Web教材一覧システムの活用

SCM(サプライチェーン・マネジメント)

キーワード

SCM、納期短縮、流通在庫削減、


SCM(サプライチェーンマネジメント)とは、部品メーカー、組立メーカー、配送業者などの供給に関係する企業が、情報を共有することにより協力して、顧客満足を実現するために、納期の短縮と流通在庫の削減を同時に実現する経営手法です。
 小売業では、店舗在庫を減らすことが利益向上に直結しますし、顧客満足を得るためには品切れが生じてはなりません。それで、メーカーに多頻度小ロット納入を求めます(参照:「小売業の情報システム」)。
 それに対処するのに、メーカーが大量な在庫をもつ(見込生産)のでは、コスト増になります。メーカーは、受注してから生産すれば(受注生産)在庫は削減できますが、それでは迅速な納品ができません。また、部品メーカーに同じような要求をしても、同じ問題が発生します。
 部品メーカー、組立メーカー、配送業者など全体として、流通在庫を削減し、しかも、納期を短縮するという、一見、二律背反的な問題を解決することが求められます。その解決手段がSCMなのです。
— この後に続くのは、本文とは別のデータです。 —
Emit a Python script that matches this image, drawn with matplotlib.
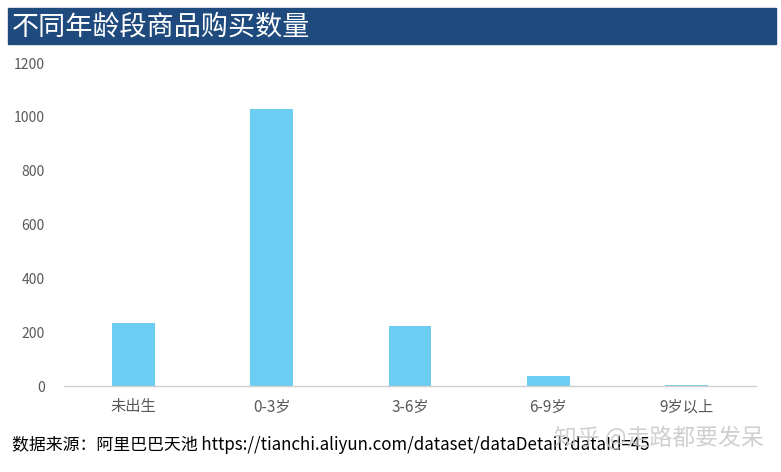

「必要なときに、必要な数を、短期間で生産する」技術には、以前から、自動車業界を中心にトヨタ生産方式でのJIT(ジャストインタイム)などの部品調達や組立工程の無駄を排除したシステムがありました。SCMは、それを受注や流通まで広げ一般化したものだともいえます。
参照:「トヨタのかんばん方式」

パソコンメーカーを例にします。従来は見込生産方式でした。メーカーは需要予測を行い、製品を生産して量販店などの小売店に納入し、小売店は顧客が来るのを待つという方式です。しかし、パソコンは新製品が頻発するし、顧客のニーズも多様なため、精度のよい需要予測を行うことは困難です。需要予測が過大だと不良在庫が生じます。パソコンの利益率は低いため、不良在庫は経営を圧迫します。逆に、過小な予測をすると、売れる機会を逃がしてしまいます。
 現在では、インターネットによる販売が多くなってきました。これは、受注してから生産にかかるので、受注生産方式といいます。この方式では、過剰生産や過少生産の危険が少なくなります。また、直販方式になるため、流通経路でのマージンがかからず、販売価格を安くすることができます。
 しかし、この方式では受注してから納入するまでの期間がかかります。納期が長いとその間に新機種がでることもあり、顧客満足を得られません。それを回避するために部品や生産設備を多く持っていたのでは、その費用が増大します。
 それを回避するのがSCMです。パソコンメーカーだけでなく、多くの製造業がSCMに取り組んでいます。